• [Data lines]:
☆ ☆ ☆ ☆ ☆

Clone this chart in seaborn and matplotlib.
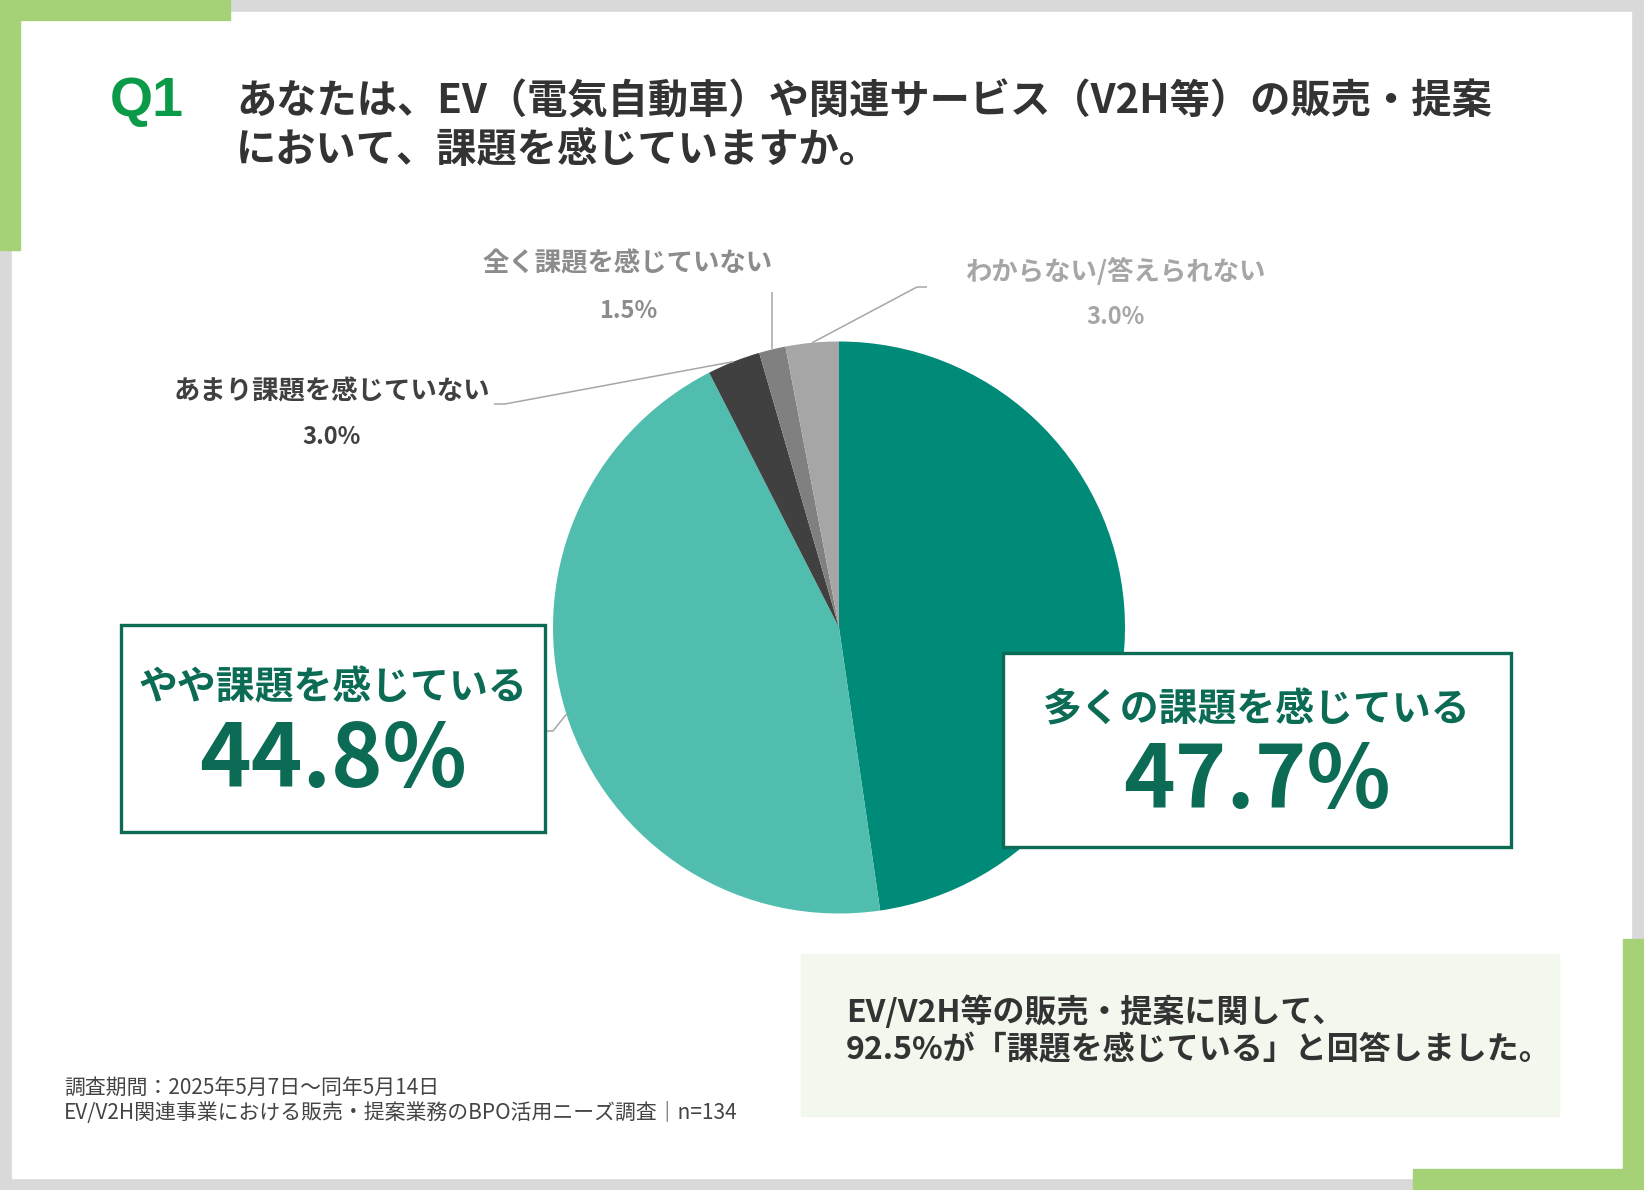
import numpy as np
import matplotlib
matplotlib.use("Agg")
import matplotlib.pyplot as plt
from matplotlib import patches
import seaborn as sns

# data
categories = ["多くの課題を感じている", "やや課題を感じている", "あまり課題を感じていない",
              "全く課題を感じていない", "わからない/答えられない"]
shares = [47.7, 44.8, 3.0, 1.5, 3.0]

title_q = "Q1"
title_lines = ["あなたは、EV（電気自動車）や関連サービス（V2H等）の販売・提案",
               "において、課題を感じていますか。"]
summary_lines = ["EV/V2H等の販売・提案に関して、",
                 "92.5%が「課題を感じている」と回答しました。"]
footnote_lines = ["調査期間：2025年5月7日～同年5月14日",
                  "EV/V2H関連事業における販売・提案業務のBPO活用ニーズ調査｜n=134"]

W, H = 1644, 1190
JP = ["Noto Sans CJK JP", "DejaVu Sans"]

sns.set_theme(style="white")
plt.rcParams["font.family"] = JP

slice_colors = ["#008a78", "#50bdae", "#404040", "#808080", "#a6a6a6"]
box_green = "#0b6b55"
line_gray = "#a6a6a6"


def Y(y):
    # pixel rows are measured from the top
    return H - y


fig = plt.figure(figsize=(W / 100, H / 100), dpi=100, facecolor="#d9d9d9")
ax = fig.add_axes([0, 0, 1, 1])
ax.set_facecolor("#d9d9d9")

# white card + green corner brackets
ax.add_patch(patches.Rectangle((12, Y(1178)), 1619, 1166, color="white", zorder=0))
lg = "#a5d276"
ax.add_patch(patches.Rectangle((0, Y(20)), 230, 20, color=lg, zorder=1))
ax.add_patch(patches.Rectangle((0, Y(250)), 20, 250, color=lg, zorder=1))
ax.add_patch(patches.Rectangle((1623, Y(1190)), 21, 251, color=lg, zorder=1))
ax.add_patch(patches.Rectangle((1413, Y(1190)), 231, 21, color=lg, zorder=1))

# title
ax.text(110, Y(102), title_q, fontsize=40, fontweight="bold", color="#0a9a48",
        family=["Liberation Sans", "DejaVu Sans"], ha="left", va="center")
ax.text(236, Y(102), title_lines[0], fontsize=29, fontweight="bold", color="#333333",
        ha="left", va="center")
ax.text(236, Y(150), title_lines[1], fontsize=29, fontweight="bold", color="#333333",
        ha="left", va="center")

# pie
cx, cy, r = 839, 627.5, 286
wedges, _ = ax.pie(shares, colors=slice_colors, startangle=90, counterclock=False,
                   center=(cx, Y(cy)), radius=r, wedgeprops=dict(linewidth=0))
for w in wedges:
    w.set_zorder(2)


def edge_point(i):
    w = wedges[i]
    t = np.deg2rad((w.theta1 + w.theta2) / 2)
    return cx + r * np.cos(t), cy - r * np.sin(t)


def leader(pts):
    xs = [p[0] for p in pts]
    ys = [Y(p[1]) for p in pts]
    ax.plot(xs, ys, color=line_gray, lw=1.1, zorder=3, solid_capstyle="butt")


ex, ey = edge_point(2)
leader([(494, 404), (505, 404), (ex, ey)])
ex, ey = edge_point(3)
leader([(ex, 292), (ex, ey)])
ex, ey = edge_point(4)
leader([(ex, ey), (917, 287), (927, 287)])
ex, ey = edge_point(1)
leader([(545, 731), (553, 731), (ex, ey)])

# small slice labels
small = [(2, 332, 392, 437, "#404040"),
         (3, 628, 264, 311, "#8c8c8c"),
         (4, 1116, 272, 317, "#a6a6a6")]
for i, x, y1, y2, c in small:
    ax.text(x, Y(y1), categories[i], fontsize=19, fontweight="bold", color=c,
            ha="center", va="center", zorder=4)
    ax.text(x, Y(y2), f"{shares[i]:.1f}%", fontsize=17, fontweight="bold", color=c,
            ha="center", va="center", zorder=4)

# big callout boxes
boxes = [(1, 121, 625, 545, 832, 688, 787),
         (0, 1003, 653, 1511, 847, 710, 808)]
for i, x0, y0, x1, y1, ty, nb in boxes:
    ax.add_patch(patches.Rectangle((x0, Y(y1)), x1 - x0, y1 - y0, facecolor="white",
                                   edgecolor=box_green, lw=2.4, zorder=5))
    xc = (x0 + x1) / 2
    ax.text(xc, Y(ty), categories[i], fontsize=28, fontweight="bold", color=box_green,
            ha="center", va="center", zorder=6)
    ax.text(xc, Y(nb), f"{shares[i]:.1f}%", fontsize=63, fontweight="bold", color=box_green,
            ha="center", va="baseline", zorder=6)

# summary panel
ax.add_patch(patches.Rectangle((801, Y(1116)), 758, 162, color="#f3f8ee", zorder=1))
ax.text(846, Y(1012), summary_lines[0], fontsize=23, fontweight="bold", color="#333333",
        ha="left", va="center", zorder=2)
ax.text(846, Y(1050), summary_lines[1], fontsize=23, fontweight="bold", color="#333333",
        ha="left", va="center", zorder=2)

# footnote
ax.text(64, Y(1088), footnote_lines[0], fontsize=15, color="#444444", ha="left", va="center")
ax.text(64, Y(1113), footnote_lines[1], fontsize=15, color="#444444", ha="left", va="center")

ax.set_xlim(0, W)
ax.set_ylim(0, H)
ax.set_aspect("equal")
ax.set_axis_off()

fig.savefig("out.png", dpi=100, facecolor=fig.get_facecolor())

☆ ☆ ☆ ☆ ☆

Only the lines from the top of the data through the line with "shares = [47.7, 44.8, 3.0, 1.5, 3.0]" should be quoted, exactly and with both ends kept; skip the pictures.

Clone this chart in seaborn and matplotlib.
import numpy as np
import matplotlib
matplotlib.use("Agg")
import matplotlib.pyplot as plt
from matplotlib import patches
import seaborn as sns

# data
categories = ["多くの課題を感じている", "やや課題を感じている", "あまり課題を感じていない",
              "全く課題を感じていない", "わからない/答えられない"]
shares = [47.7, 44.8, 3.0, 1.5, 3.0]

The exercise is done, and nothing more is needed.